◆ **Collected data**:
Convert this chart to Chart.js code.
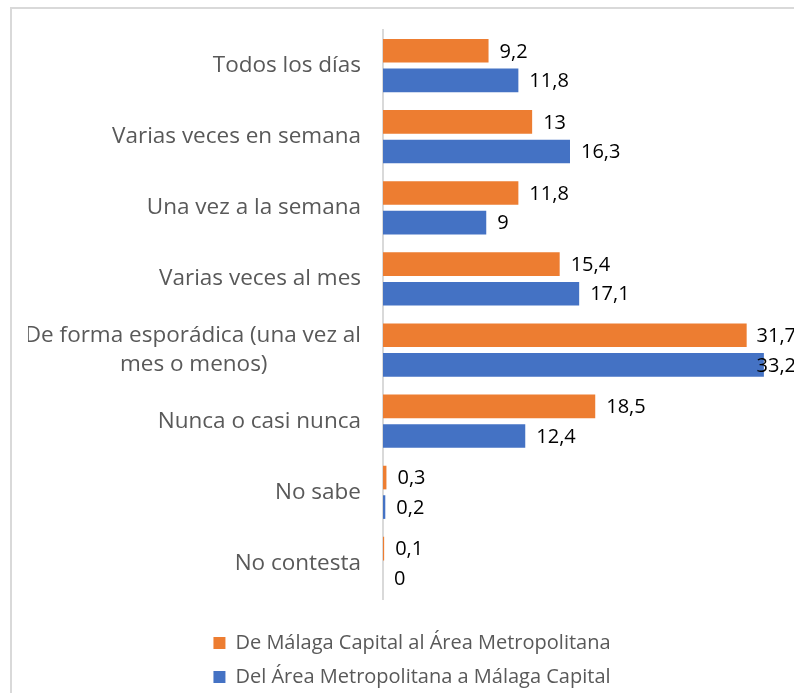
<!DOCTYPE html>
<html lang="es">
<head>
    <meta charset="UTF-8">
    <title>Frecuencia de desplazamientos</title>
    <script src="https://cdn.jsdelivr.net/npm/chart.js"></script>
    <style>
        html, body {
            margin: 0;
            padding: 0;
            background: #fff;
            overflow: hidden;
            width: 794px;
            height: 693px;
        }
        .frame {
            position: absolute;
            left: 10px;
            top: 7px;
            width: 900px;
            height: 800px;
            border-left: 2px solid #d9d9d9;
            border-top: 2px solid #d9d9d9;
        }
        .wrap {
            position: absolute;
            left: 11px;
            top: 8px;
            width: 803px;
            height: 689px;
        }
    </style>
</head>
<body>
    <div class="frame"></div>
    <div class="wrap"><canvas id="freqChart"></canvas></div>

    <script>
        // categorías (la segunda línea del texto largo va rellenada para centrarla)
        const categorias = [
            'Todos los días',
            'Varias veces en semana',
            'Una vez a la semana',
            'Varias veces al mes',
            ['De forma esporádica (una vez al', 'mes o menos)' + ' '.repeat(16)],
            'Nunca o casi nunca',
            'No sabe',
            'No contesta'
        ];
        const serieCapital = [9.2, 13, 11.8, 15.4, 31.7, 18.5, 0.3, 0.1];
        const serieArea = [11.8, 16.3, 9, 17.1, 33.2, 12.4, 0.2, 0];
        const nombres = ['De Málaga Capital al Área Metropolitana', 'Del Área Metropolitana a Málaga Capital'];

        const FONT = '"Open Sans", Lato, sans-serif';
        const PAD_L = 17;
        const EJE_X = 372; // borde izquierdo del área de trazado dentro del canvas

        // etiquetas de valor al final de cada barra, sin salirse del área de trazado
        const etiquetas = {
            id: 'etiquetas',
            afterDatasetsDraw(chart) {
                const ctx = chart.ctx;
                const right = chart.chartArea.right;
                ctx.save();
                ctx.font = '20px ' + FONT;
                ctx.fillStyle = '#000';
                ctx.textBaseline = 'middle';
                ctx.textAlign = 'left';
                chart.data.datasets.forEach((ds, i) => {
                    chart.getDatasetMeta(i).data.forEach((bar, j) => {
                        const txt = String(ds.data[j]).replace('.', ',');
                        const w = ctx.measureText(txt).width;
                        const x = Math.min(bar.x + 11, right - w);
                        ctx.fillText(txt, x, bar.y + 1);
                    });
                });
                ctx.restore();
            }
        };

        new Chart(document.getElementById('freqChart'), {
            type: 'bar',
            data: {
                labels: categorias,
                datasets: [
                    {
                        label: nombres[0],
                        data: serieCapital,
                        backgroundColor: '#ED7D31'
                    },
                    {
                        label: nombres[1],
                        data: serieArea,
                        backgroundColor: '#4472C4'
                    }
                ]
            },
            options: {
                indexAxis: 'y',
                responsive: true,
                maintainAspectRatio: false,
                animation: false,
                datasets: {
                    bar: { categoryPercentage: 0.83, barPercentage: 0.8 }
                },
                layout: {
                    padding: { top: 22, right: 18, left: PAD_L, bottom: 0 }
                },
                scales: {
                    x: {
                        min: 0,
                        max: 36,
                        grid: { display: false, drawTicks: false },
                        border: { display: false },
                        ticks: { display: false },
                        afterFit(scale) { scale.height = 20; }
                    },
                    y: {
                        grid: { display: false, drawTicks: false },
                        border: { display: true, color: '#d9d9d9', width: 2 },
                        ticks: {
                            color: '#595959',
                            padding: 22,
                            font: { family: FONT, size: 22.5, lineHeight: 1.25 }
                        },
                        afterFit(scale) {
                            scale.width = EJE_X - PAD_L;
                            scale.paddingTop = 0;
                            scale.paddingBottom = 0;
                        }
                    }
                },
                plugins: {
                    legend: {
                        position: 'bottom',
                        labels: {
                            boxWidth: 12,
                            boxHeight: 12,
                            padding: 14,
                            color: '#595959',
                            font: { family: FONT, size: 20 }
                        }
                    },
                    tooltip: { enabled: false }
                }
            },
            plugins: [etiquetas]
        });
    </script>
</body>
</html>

◆ **Problem to work on**: Transcribe the full listing above exactly, with the images removed.

◆ **Exercise solution**:
Convert this chart to Chart.js code.
<!DOCTYPE html>
<html lang="es">
<head>
    <meta charset="UTF-8">
    <title>Frecuencia de desplazamientos</title>
    <script src="https://cdn.jsdelivr.net/npm/chart.js"></script>
    <style>
        html, body {
            margin: 0;
            padding: 0;
            background: #fff;
            overflow: hidden;
            width: 794px;
            height: 693px;
        }
        .frame {
            position: absolute;
            left: 10px;
            top: 7px;
            width: 900px;
            height: 800px;
            border-left: 2px solid #d9d9d9;
            border-top: 2px solid #d9d9d9;
        }
        .wrap {
            position: absolute;
            left: 11px;
            top: 8px;
            width: 803px;
            height: 689px;
        }
    </style>
</head>
<body>
    <div class="frame"></div>
    <div class="wrap"><canvas id="freqChart"></canvas></div>

    <script>
        // categorías (la segunda línea del texto largo va rellenada para centrarla)
        const categorias = [
            'Todos los días',
            'Varias veces en semana',
            'Una vez a la semana',
            'Varias veces al mes',
            ['De forma esporádica (una vez al', 'mes o menos)' + ' '.repeat(16)],
            'Nunca o casi nunca',
            'No sabe',
            'No contesta'
        ];
        const serieCapital = [9.2, 13, 11.8, 15.4, 31.7, 18.5, 0.3, 0.1];
        const serieArea = [11.8, 16.3, 9, 17.1, 33.2, 12.4, 0.2, 0];
        const nombres = ['De Málaga Capital al Área Metropolitana', 'Del Área Metropolitana a Málaga Capital'];

        const FONT = '"Open Sans", Lato, sans-serif';
        const PAD_L = 17;
        const EJE_X = 372; // borde izquierdo del área de trazado dentro del canvas

        // etiquetas de valor al final de cada barra, sin salirse del área de trazado
        const etiquetas = {
            id: 'etiquetas',
            afterDatasetsDraw(chart) {
                const ctx = chart.ctx;
                const right = chart.chartArea.right;
                ctx.save();
                ctx.font = '20px ' + FONT;
                ctx.fillStyle = '#000';
                ctx.textBaseline = 'middle';
                ctx.textAlign = 'left';
                chart.data.datasets.forEach((ds, i) => {
                    chart.getDatasetMeta(i).data.forEach((bar, j) => {
                        const txt = String(ds.data[j]).replace('.', ',');
                        const w = ctx.measureText(txt).width;
                        const x = Math.min(bar.x + 11, right - w);
                        ctx.fillText(txt, x, bar.y + 1);
                    });
                });
                ctx.restore();
            }
        };

        new Chart(document.getElementById('freqChart'), {
            type: 'bar',
            data: {
                labels: categorias,
                datasets: [
                    {
                        label: nombres[0],
                        data: serieCapital,
                        backgroundColor: '#ED7D31'
                    },
                    {
                        label: nombres[1],
                        data: serieArea,
                        backgroundColor: '#4472C4'
                    }
                ]
            },
            options: {
                indexAxis: 'y',
                responsive: true,
                maintainAspectRatio: false,
                animation: false,
                datasets: {
                    bar: { categoryPercentage: 0.83, barPercentage: 0.8 }
                },
                layout: {
                    padding: { top: 22, right: 18, left: PAD_L, bottom: 0 }
                },
                scales: {
                    x: {
                        min: 0,
                        max: 36,
                        grid: { display: false, drawTicks: false },
                        border: { display: false },
                        ticks: { display: false },
                        afterFit(scale) { scale.height = 20; }
                    },
                    y: {
                        grid: { display: false, drawTicks: false },
                        border: { display: true, color: '#d9d9d9', width: 2 },
                        ticks: {
                            color: '#595959',
                            padding: 22,
                            font: { family: FONT, size: 22.5, lineHeight: 1.25 }
                        },
                        afterFit(scale) {
                            scale.width = EJE_X - PAD_L;
                            scale.paddingTop = 0;
                            scale.paddingBottom = 0;
                        }
                    }
                },
                plugins: {
                    legend: {
                        position: 'bottom',
                        labels: {
                            boxWidth: 12,
                            boxHeight: 12,
                            padding: 14,
                            color: '#595959',
                            font: { family: FONT, size: 20 }
                        }
                    },
                    tooltip: { enabled: false }
                }
            },
            plugins: [etiquetas]
        });
    </script>
</body>
</html>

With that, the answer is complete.